In a letter to Congress today, chief executive officers from some of the largest U.S. manufacturers urged elected officials to pass tax reform as proposed by House Speaker Paul Ryan.

The plan includes “border adjustability” that would tax U.S. imports and exempt exports. The letter was from a group of companies that founded the American Made Coalition (AMC) earlier this month, and is in opposition to efforts by retailers such as Gap Inc. and Target Corp. — which are part of the Coalition for Affordable Products (CAP).

“We recommend enacting comprehensive pro-growth tax reform to remove a major impediment to economic growth — our outdated tax code,” the AMC stated in its letter. “We have the highest business tax rate in the developed world and are one of the few countries that taxes business income on a worldwide basis.”

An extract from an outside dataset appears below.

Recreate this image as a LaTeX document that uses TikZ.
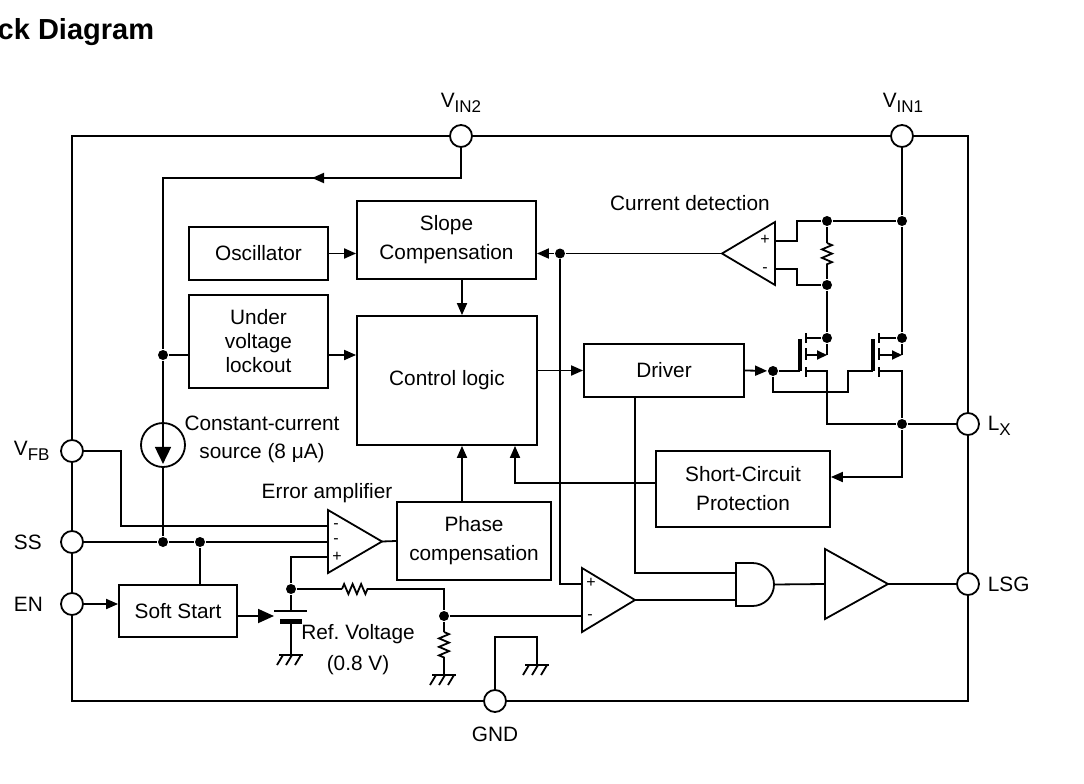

The AMC described a border adjustment tax (BAT) as a “critical element” of Ryan’s plan, and said it “ensures goods and services produced abroad face the same tax burden as those produced in the United States.” Chairmen and chief executive officers who signed the letter hailed from companies such as The Boeing Co., Dow Chemical Co., GE, Oracle Corp., Pfizer and Caterpillar Inc., among others.

Last week, retail ceos from the CAP met with elected officials to express their concerns over the impact of a BAT on consumer spending. Simultaneously, President Trump has said he’s working on a tax reform plan of his own that would reduce the burden of U.S. households.

Carol Lapidus, partner and national leader for the consumer products industry, at RSM US, told WWD this week that there are still a lot of unanswered questions about any proposed tax reform. “With the [BAT], the specifics really are not there yet,” she said. “There’s been a lot of back and forth regarding how it will be structured.”

Lapidus said if passed, a BAT “is going to have a significant impact on the fashion apparel and luxury market.” She noted that even if there is a reduction in household income taxes — as Trump proposes — it will not likely offset the effect of a BAT on prices.

“Consumers may end up with more money in their pocket, but we’re taking a leap in faith to think that the consumer is willing to pay more at retail,” Lapidus said.

She also noted that brands and retailers have other options instead of passing along higher prices to consumers. “They can focus on making supply chains more efficient, and by getting better prices on goods sourced. Or by looking to make significant reductions in overhead,” Lapidus added.